September 15, 2015
Authored by: Bill Custer, Jerry Blanchard and Jennifer Dempsey
The recent opinion of Judge Marvin Shoob in the Strickland v. Alexander case has created a great deal of confusion among banks about their duties in responding to a summons of garnishment in Georgia. In that opinion, Judge Shoob declared the Georgia garnishment statute to be unconstitutional on multiple grounds. Primary among the grounds cited by Judge Shoob was the absence of any notice to the debtor of the existence of statutory exemptions which shield certain funds from garnishment or the procedures available to assert those exemptions. It is unclear whether the decision will be appealed, modified, or cured by subsequent legislation. Numerous esoteric questions have been raised by the legal community about the validity of the opinion, but those questions are beyond the scope of this post.

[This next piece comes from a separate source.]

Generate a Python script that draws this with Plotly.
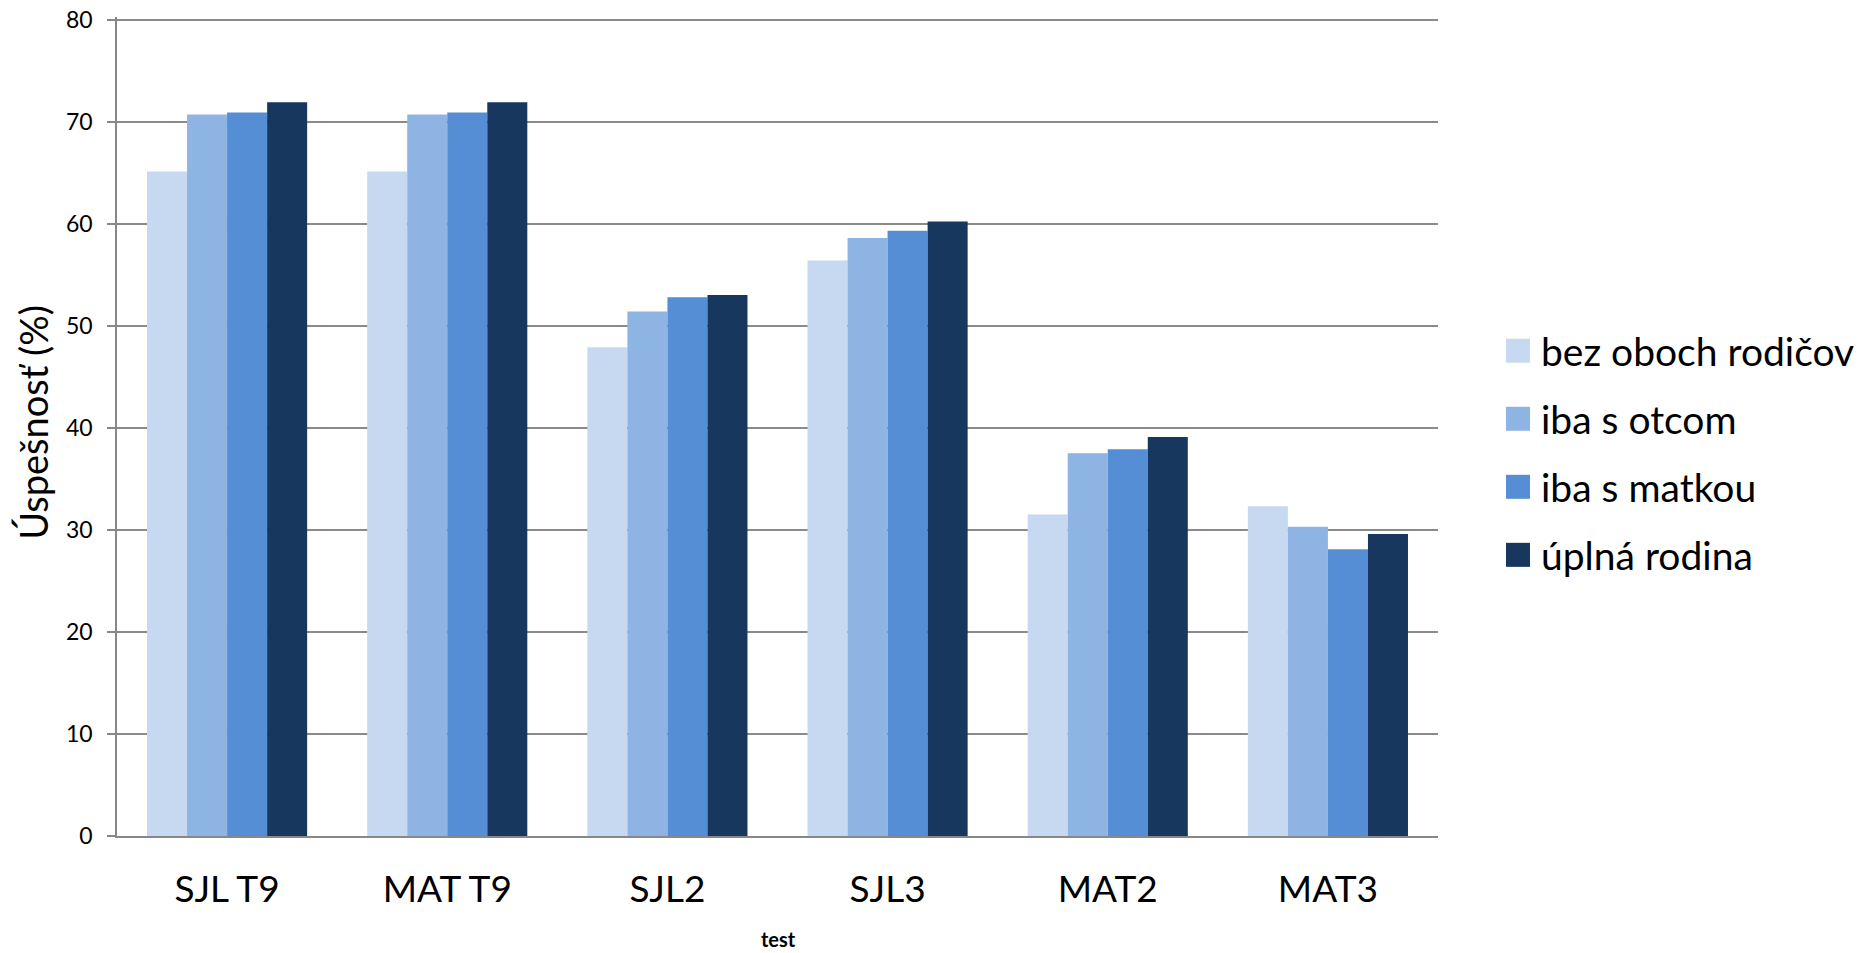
import plotly.graph_objects as go

categories = ["SJL T9", "MAT T9", "SJL2", "SJL3", "MAT2", "MAT3"]
series_names = ["bez oboch rodičov", "iba s otcom", "iba s matkou", "úplná rodina"]
bez_oboch = [65.1, 65.1, 47.9, 56.4, 31.5, 32.3]
iba_otec = [70.7, 70.7, 51.4, 58.6, 37.5, 30.3]
iba_matka = [70.9, 70.9, 52.8, 59.3, 37.9, 28.1]
uplna = [71.9, 71.9, 53.0, 60.2, 39.1, 29.6]
series_values = [bez_oboch, iba_otec, iba_matka, uplna]
colors = ["#C6D9F1", "#8EB4E3", "#558ED5", "#17375E"]
y_ticks = [0, 10, 20, 30, 40, 50, 60, 70, 80]

W, H = 1862, 953
# value 0 at y 836, value 80 at y 20; a little headroom so the 80 gridline shows
Y_TOP = 80.25
SCALE = (836 - 20) / 80.0
PL, PR, PB = 117, 1438, 836
PT = PB - Y_TOP * SCALE
FONT = "Lato"


def xp(px):
    return (px - PL) / (PR - PL)


def yp(py):
    return (PB - py) / (PB - PT)


fig = go.Figure()
for name, vals, col in zip(series_names, series_values, colors):
    fig.add_trace(go.Bar(
        x=categories, y=vals, name=name,
        marker=dict(color=col, line=dict(width=0)),
        showlegend=False,
    ))

# custom legend (large square swatches)
shapes = []
annotations = []
row0, step = 351, 68
for i, (name, col) in enumerate(zip(series_names, colors)):
    cy = row0 + i * step
    shapes.append(dict(type="rect", xref="paper", yref="paper",
                       x0=xp(1506), x1=xp(1530), y0=yp(cy + 12), y1=yp(cy - 12),
                       fillcolor=col, line=dict(width=0)))
    annotations.append(dict(xref="paper", yref="paper", x=xp(1539), y=yp(cy),
                            xanchor="left", yanchor="middle", showarrow=False,
                            text=name, font=dict(family=FONT, size=39, color="#000000")))

# axis titles
annotations.append(dict(xref="paper", yref="paper", x=xp(33), y=yp(423),
                        xanchor="center", yanchor="middle", showarrow=False,
                        text="Úspešnosť (%)", textangle=-90,
                        font=dict(family=FONT, size=38, color="#000000")))
annotations.append(dict(xref="paper", yref="paper", x=xp(778), y=yp(952),
                        xanchor="center", yanchor="bottom", showarrow=False,
                        borderpad=0,
                        text="<b>test</b>",
                        font=dict(family=FONT, size=20, color="#000000")))

fig.update_layout(
    width=W, height=H,
    margin=dict(l=PL, r=W - PR, t=PT, b=H - PB, autoexpand=False),
    paper_bgcolor="white", plot_bgcolor="white",
    barmode="group", bargap=0.2727, bargroupgap=0,
    font=dict(family=FONT, color="#000000"),
    shapes=shapes, annotations=annotations,
    xaxis=dict(
        showline=True, linecolor="#888888", linewidth=1.5,
        ticks="", showgrid=False,
        tickfont=dict(family=FONT, size=37, color="#000000"),
        ticklabelstandoff=20,
    ),
    yaxis=dict(
        range=[0, Y_TOP], tickvals=y_ticks, ticktext=[str(v) for v in y_ticks],
        showline=True, linecolor="#888888", linewidth=1.5,
        ticks="outside", ticklen=8, tickcolor="#888888", tickwidth=1.5,
        showgrid=True, gridcolor="#8a8a8a", gridwidth=1.5,
        zeroline=False,
        tickfont=dict(family=FONT, size=23, color="#000000"),
        ticklabelstandoff=10, ticklabeloverflow="allow",
    ),
)

# remove the browser's default 8px page margin so the figure fills the window
fig.write_html(
    "out.html",
    config={"displayModeBar": False},
    post_script="document.body.style.margin='0';document.body.style.overflow='hidden';",
)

Whether Judge Shoob’s opinion is appealed, modified or cured by the Georgia General Assembly, banks currently face significant questions in its wake. The most important of these questions is “should a bank continue to answer summons of garnishment or not.” Many Georgia banks understandably have questions about their potential liability to both creditors and debtors by continuing to participate in the garnishment process. While banks could choose to litigate the validity of every single summons that they have received or subsequently receive, that is hardly a practical or economical strategy for most of our banking clients.
An initial option available to any bank during this time is to contact the creditor which served the summons and ask that the summons be withdrawn. This may be effective since questions of liability are also being faced by the very creditors who are seeking to use the garnishment process.
If the creditor will not withdraw the summons, and pending a resolution of the constitutional issues by the courts or the General Assembly, the next best option is (1) to continue answering summons of garnishment after performing an appropriate review for the existence of funds covered by statutory exemptions and (2) to pay the non-exempt funds into the registry of the court. Doing so will eliminate any risk the bank may run to the creditor which served the summons of garnishment through default or otherwise. Moreover, since a summons is essentially a court order, the bank will have a strong argument that its actions are both justified and in good faith. We note that even Judge Shoob found that the bank involved in the Strickland v. Alexander case could not be found liable for responding to the summons. See Strickland Order at p. 9.
The garnishment statutes continue to provide a procedure for debtors to challenge any payments that they believe may be exempt from garnishment or otherwise improper. If banks wish to obtain further insulation from liability, they may provide a notice to their account holders about the existence of the statutory exemptions and the procedures available to raise those exemptions during the garnishment process. The bank in the Strickland case provided such a notice, though it was an abbreviated one.
Finally, it is worth noting that the garnishment statutes also provide a safe harbor to a bank in answering and making such a payment if the bank believes that doing so is “reasonably required by a good faith effort to comply with the summons.” O.C.G.A. § 18-4-92.1(b).
While there is no perfect answer to all the questions of banks who have received a summons of garnishment during this confusing time, the benefits of this proposed course of action seem to far outweigh any potential risks in the vast majority of cases. As with anything else in the law, there may well be unique cases where because of the contentious nature of the litigants, the significance of the issues raised, or material threats against the bank, alternatives should be considered. In such cases, we are happy to consult with our banking clients on an appropriate course of action.